How do I calculate the size of the inlet openings for the front of the riser?

My riser will be constructed out of 2x8's at the perimeter with the middle "joists" being 2x6's spaced at 12" on center. I'll fill the cavities with 6" paperfaced fiberglass batts "hung" from the top of the framing.

Can I just cut holes in the front framing member or will I need to install PVC pipe to attenuate the right frequencies? If I need to, how do I calculate the correct diameter and length of pipe?


----------



## bpape (Sep 14, 2006)

Just cut large irregular shaped holes so it doesn't even thing about tuning. The carpet on the front covering the hole is going to be high absorbing anyway so no point in trying to make it not absorb highs.


----------



## mpednault (Dec 20, 2012)

When you say "irregular" do you mean varying diameters or varying shapes? What's the smallest I should go with? I've got a 1" and a 3" hole saw. Won't a 1" hole not be big enough to be worth it? I have a jig-saw too if I need to cut bigger holes... So if I put a 3" hole between each "joist" will that be effective at absorbing the LFE's? Or should I vary the sizes?

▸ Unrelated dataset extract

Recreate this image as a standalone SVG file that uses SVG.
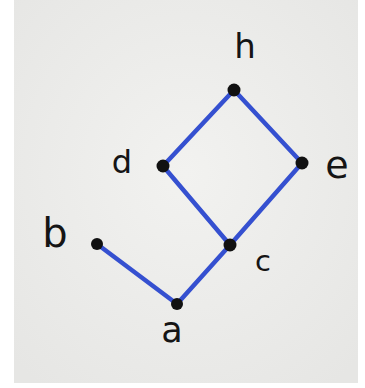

FYI: My riser is only 48" deep, 96" wide and 8" tall. If I subtract out all the wood framing, that leaves me with ~16 cu. ft. of air space, with 13.425 cu. ft. of that filled with fiberglass batts.


----------



## bpape (Sep 14, 2006)

Do the 3". I said irregular as I don't want it to act like a port. You can just cut a little out of the diameter in a couple places to make it 'not round'


----------



## mpednault (Dec 20, 2012)

Perfect. Thanks!


----------



## Tonto (Jun 30, 2007)

Remember to cut holes at the back/top of each section to allow sound out as well.


----------



## mpednault (Dec 20, 2012)

Ah yes, thanks for the reminder.


----------